*Do this*.
Repeat exactly the stretch of lines from the line containing "Write the TikZ code for this diagram." through the line containing "(axisbot) -- (axistop);", both included, and nothing else.
--- Start of Data lines ---
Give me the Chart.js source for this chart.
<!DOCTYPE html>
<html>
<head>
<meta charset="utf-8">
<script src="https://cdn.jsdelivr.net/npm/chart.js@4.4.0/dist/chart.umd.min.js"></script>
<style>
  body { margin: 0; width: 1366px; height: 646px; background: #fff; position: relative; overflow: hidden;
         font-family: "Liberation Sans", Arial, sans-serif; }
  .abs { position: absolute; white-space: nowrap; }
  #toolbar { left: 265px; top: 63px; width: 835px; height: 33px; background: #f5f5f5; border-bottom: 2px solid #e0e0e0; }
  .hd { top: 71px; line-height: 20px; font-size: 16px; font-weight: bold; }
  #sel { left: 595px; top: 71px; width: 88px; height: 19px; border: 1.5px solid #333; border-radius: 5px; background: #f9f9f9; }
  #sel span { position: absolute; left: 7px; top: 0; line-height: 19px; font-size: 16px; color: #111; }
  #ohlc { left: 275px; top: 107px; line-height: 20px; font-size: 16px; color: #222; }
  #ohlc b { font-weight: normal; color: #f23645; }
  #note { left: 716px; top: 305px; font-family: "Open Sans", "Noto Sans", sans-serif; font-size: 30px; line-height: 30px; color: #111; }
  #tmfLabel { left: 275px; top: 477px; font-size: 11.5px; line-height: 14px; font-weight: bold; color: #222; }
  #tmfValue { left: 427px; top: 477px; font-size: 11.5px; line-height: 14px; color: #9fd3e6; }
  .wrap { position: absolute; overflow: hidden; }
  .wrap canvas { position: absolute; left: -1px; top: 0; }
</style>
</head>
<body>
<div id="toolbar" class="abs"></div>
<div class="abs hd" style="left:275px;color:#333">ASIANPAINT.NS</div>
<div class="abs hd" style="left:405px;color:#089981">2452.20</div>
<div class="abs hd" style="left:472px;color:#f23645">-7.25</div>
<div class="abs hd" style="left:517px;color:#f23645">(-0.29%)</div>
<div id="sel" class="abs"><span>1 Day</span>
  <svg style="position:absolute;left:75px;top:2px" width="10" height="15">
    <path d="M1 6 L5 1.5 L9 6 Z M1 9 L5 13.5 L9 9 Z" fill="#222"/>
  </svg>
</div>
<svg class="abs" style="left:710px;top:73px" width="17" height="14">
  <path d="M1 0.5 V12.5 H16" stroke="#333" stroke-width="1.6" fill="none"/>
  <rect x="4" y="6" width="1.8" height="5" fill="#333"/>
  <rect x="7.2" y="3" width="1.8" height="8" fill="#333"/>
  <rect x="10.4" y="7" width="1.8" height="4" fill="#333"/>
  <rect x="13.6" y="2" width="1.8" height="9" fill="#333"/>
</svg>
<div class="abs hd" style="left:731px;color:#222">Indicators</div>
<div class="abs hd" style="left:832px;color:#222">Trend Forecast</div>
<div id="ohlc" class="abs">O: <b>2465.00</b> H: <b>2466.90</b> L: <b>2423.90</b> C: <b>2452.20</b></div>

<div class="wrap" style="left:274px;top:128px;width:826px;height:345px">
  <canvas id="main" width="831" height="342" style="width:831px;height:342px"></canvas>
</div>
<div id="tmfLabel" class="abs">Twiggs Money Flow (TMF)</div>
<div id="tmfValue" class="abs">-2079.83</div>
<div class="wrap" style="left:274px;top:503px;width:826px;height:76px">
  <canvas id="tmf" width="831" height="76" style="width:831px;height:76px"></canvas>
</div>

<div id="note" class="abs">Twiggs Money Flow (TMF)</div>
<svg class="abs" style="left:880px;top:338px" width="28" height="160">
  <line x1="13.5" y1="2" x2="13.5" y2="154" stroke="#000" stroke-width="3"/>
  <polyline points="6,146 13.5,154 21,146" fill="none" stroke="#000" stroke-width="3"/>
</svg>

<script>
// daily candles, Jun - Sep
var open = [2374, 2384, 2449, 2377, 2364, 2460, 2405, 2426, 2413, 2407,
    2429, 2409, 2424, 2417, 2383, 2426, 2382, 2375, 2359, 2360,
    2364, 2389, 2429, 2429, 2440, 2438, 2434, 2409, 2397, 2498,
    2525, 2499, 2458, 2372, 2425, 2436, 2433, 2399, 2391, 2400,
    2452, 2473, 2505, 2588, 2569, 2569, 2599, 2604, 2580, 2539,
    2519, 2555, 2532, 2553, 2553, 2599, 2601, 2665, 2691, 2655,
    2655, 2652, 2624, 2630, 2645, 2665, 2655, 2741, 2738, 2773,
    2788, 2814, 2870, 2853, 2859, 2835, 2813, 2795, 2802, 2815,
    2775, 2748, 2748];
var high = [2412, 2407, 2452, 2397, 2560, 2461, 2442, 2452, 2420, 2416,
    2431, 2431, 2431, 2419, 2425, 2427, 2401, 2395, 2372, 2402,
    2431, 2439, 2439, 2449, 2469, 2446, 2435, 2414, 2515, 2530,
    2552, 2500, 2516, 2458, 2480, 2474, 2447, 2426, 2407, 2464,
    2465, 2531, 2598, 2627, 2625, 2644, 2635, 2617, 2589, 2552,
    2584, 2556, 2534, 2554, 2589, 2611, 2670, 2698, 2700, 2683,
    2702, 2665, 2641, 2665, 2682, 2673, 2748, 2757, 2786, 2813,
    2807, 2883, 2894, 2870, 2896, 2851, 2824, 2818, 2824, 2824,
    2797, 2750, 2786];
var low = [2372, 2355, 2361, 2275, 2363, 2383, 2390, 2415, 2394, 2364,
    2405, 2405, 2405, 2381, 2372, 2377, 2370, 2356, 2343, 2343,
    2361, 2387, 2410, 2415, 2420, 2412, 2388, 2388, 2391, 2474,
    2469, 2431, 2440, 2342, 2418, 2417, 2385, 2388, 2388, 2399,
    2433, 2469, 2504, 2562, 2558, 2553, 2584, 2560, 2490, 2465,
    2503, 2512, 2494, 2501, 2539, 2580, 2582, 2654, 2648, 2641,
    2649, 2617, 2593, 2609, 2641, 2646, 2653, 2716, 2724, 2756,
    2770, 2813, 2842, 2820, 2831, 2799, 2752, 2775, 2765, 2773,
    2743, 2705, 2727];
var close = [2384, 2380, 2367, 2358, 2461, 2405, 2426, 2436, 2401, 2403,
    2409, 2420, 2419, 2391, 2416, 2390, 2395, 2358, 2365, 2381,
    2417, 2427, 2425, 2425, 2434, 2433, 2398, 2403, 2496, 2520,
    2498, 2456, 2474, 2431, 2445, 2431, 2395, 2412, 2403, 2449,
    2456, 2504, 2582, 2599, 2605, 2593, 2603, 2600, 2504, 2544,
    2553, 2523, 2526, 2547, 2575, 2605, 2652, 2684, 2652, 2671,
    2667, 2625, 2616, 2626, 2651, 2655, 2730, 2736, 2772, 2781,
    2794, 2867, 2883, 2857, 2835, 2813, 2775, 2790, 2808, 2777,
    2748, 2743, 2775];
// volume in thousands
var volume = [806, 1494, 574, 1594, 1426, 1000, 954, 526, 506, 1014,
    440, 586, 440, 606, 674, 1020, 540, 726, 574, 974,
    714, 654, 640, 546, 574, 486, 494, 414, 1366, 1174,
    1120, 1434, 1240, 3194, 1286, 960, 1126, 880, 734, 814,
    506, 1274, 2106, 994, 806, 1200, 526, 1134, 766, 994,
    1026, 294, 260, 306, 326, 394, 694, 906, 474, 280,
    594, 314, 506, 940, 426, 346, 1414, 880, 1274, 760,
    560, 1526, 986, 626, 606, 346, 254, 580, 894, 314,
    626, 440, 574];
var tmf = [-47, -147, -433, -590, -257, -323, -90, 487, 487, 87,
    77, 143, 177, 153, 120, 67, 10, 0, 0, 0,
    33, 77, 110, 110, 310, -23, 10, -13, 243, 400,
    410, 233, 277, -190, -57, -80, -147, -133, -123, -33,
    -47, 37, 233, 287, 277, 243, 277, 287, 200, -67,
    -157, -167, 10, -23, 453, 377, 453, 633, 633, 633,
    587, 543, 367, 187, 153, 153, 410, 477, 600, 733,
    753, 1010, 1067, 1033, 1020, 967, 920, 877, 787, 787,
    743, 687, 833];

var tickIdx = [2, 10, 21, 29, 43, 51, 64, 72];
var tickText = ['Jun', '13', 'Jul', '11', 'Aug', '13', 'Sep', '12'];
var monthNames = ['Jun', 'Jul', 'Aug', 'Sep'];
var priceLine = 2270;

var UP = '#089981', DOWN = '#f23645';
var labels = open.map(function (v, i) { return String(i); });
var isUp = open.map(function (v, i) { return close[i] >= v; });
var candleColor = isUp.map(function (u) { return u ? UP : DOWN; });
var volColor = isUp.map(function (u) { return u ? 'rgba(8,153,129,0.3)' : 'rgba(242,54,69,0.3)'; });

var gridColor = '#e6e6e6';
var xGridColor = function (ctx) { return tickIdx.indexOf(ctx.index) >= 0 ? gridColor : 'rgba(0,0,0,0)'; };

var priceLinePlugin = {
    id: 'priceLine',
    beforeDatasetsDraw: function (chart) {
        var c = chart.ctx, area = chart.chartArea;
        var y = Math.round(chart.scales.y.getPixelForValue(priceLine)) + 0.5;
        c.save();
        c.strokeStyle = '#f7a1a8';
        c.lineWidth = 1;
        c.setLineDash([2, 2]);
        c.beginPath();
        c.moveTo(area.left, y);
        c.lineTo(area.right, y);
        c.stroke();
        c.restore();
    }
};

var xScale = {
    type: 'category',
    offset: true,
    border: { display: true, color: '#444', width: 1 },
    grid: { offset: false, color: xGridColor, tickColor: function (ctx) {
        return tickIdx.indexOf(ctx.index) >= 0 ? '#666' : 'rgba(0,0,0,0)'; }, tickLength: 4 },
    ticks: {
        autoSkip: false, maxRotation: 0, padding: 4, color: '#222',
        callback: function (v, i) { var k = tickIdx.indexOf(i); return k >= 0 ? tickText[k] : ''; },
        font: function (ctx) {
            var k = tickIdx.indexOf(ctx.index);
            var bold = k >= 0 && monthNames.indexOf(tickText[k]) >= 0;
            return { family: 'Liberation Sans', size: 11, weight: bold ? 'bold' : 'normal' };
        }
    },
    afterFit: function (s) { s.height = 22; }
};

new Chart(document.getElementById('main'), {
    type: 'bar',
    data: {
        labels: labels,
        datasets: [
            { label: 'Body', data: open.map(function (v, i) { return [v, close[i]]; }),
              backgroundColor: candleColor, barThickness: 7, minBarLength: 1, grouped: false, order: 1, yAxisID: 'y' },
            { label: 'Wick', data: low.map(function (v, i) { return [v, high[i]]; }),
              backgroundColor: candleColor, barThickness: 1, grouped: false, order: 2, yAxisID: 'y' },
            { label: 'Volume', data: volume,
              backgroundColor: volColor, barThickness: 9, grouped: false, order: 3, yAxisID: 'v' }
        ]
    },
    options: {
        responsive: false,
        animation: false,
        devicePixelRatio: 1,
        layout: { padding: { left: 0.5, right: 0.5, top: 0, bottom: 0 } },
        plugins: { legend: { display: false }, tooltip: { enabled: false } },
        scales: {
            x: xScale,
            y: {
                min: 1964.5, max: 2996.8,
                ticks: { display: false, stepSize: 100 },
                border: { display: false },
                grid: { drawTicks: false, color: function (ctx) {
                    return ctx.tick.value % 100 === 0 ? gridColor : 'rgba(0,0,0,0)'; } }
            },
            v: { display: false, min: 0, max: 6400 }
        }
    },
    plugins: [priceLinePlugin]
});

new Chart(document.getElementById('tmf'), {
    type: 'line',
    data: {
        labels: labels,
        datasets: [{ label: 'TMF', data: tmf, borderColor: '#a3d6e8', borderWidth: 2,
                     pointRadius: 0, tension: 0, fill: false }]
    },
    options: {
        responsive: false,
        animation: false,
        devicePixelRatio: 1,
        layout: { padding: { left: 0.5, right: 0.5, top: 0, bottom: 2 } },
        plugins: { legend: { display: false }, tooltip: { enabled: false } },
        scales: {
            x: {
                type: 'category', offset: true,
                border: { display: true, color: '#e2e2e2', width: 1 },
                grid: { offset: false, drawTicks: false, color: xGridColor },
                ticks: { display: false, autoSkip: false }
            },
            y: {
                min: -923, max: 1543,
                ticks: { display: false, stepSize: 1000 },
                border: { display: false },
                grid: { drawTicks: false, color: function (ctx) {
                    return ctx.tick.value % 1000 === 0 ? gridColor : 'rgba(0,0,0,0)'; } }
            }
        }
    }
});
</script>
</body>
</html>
--- End of Data lines ---
--- Start of Data lines ---
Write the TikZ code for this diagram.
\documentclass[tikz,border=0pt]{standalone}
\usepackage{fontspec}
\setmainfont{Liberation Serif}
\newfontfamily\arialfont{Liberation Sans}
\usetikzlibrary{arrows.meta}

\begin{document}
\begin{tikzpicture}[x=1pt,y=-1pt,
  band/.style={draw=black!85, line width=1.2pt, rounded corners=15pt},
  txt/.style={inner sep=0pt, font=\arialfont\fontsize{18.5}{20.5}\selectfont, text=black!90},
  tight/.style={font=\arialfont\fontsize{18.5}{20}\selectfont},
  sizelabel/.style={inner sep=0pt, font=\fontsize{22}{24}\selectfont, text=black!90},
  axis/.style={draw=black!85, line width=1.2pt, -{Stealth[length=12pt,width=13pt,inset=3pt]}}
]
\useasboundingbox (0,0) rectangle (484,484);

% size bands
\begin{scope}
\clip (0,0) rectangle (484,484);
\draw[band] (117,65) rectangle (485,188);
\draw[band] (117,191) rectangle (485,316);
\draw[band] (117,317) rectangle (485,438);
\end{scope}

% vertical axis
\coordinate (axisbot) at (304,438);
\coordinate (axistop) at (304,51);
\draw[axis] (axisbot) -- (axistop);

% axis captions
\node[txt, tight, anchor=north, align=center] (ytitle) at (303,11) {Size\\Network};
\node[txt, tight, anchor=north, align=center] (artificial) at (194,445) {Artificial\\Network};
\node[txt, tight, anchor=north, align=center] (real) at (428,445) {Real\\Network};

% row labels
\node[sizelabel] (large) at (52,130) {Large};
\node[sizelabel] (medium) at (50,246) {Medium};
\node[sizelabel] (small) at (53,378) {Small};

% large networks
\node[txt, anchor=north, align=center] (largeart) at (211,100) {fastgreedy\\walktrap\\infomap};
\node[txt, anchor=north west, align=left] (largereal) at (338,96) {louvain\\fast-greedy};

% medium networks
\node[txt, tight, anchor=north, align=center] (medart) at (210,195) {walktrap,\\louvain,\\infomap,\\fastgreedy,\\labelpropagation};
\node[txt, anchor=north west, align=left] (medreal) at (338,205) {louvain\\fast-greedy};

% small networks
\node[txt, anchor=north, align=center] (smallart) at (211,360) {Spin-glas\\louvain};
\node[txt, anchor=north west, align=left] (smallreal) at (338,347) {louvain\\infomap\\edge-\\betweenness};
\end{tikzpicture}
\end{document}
--- End of Data lines ---
*Answer in full*.
Write the TikZ code for this diagram.
\documentclass[tikz,border=0pt]{standalone}
\usepackage{fontspec}
\setmainfont{Liberation Serif}
\newfontfamily\arialfont{Liberation Sans}
\usetikzlibrary{arrows.meta}

\begin{document}
\begin{tikzpicture}[x=1pt,y=-1pt,
  band/.style={draw=black!85, line width=1.2pt, rounded corners=15pt},
  txt/.style={inner sep=0pt, font=\arialfont\fontsize{18.5}{20.5}\selectfont, text=black!90},
  tight/.style={font=\arialfont\fontsize{18.5}{20}\selectfont},
  sizelabel/.style={inner sep=0pt, font=\fontsize{22}{24}\selectfont, text=black!90},
  axis/.style={draw=black!85, line width=1.2pt, -{Stealth[length=12pt,width=13pt,inset=3pt]}}
]
\useasboundingbox (0,0) rectangle (484,484);

% size bands
\begin{scope}
\clip (0,0) rectangle (484,484);
\draw[band] (117,65) rectangle (485,188);
\draw[band] (117,191) rectangle (485,316);
\draw[band] (117,317) rectangle (485,438);
\end{scope}

% vertical axis
\coordinate (axisbot) at (304,438);
\coordinate (axistop) at (304,51);
\draw[axis] (axisbot) -- (axistop);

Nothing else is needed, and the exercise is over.